Anger as Go Ape course is approved for Alexandra Palace
PUBLISHED: 07:00 19 March 2016
Alarmed residents are gearing up to appeal after Haringey Council granted permission for a high ropes adventure course at Alexandra Palace.
The Go Ape company will build its overhead course netted with ropes and zip wires around the north west area of the park, close to the boating lake, after it was approved last Monday.
Residents cited privacy concerns as well as fears of over-crowding and rowdiness.
They are concerned land once open to everyone is now being sold to garner profit.
The Avenue resident Charlotte Whelham said she is “shocked and horrified” by the development, and says the park does not have enough toilets for 25 new employees and an influx of visitors.
Her 12-year-old daughter’s bedroom overlooks the park and she sees people urinating in the bushes.
“Several men exposed themselves behind the trees,” she said.
“There’s no way of shielding it - it’s right before our eyes.”
Mother-of-one Claudine de Montule, who lives in The Avenue, fears commercial decisions have swayed the Palace.

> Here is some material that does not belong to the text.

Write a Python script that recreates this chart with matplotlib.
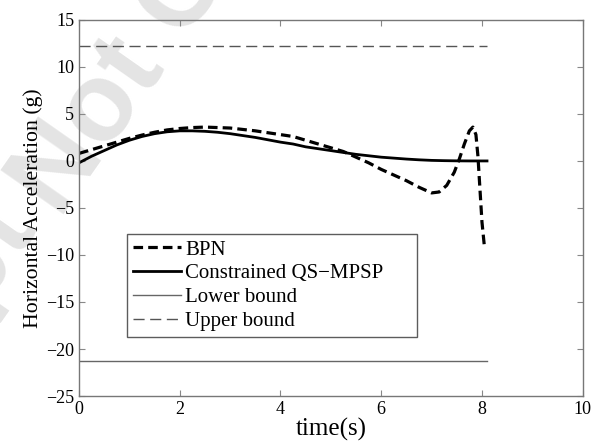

And she is concerned the course is behind the decision to move the beloved deer, even though vets reported the deer’s health had been deteriorating in an urban environment.
“For over 20 years they have been a loved feature of Alexandra Park. They have been moved to make room for this development,” she said at the planning meeting.
“The deer had kids every year and could be hand-fed the occasional apple or carrot without any hesitation.”
Ms de Montule believes the Palace failed to consult with residents, although the Palace said it consulted with groups including Friends of the Park and the Alexandra Palace Conservation Area Advisory Committee.
“We only found out by chance from a very small sign stuck to a lamppost in the field,” Ms de Montule said.
“There has been no public consultation of residents or council tax payers in Haringey.”
Louise Stewart, CEO of Alexandra Park and Palace said: “Alexandra Park & Palace has continued to evolve throughout its 150 year history.
“We have several commercial operations on site and attracting additional quality operators such as Go Ape is an important part of our strategy to keep our offer fresh and relevant for both local people and visitors from further afield, as well as provide critical resources to further our charitable purposes.
“It’s an exciting new development and we have no doubt it will bring considerable benefits to the local community and economy.”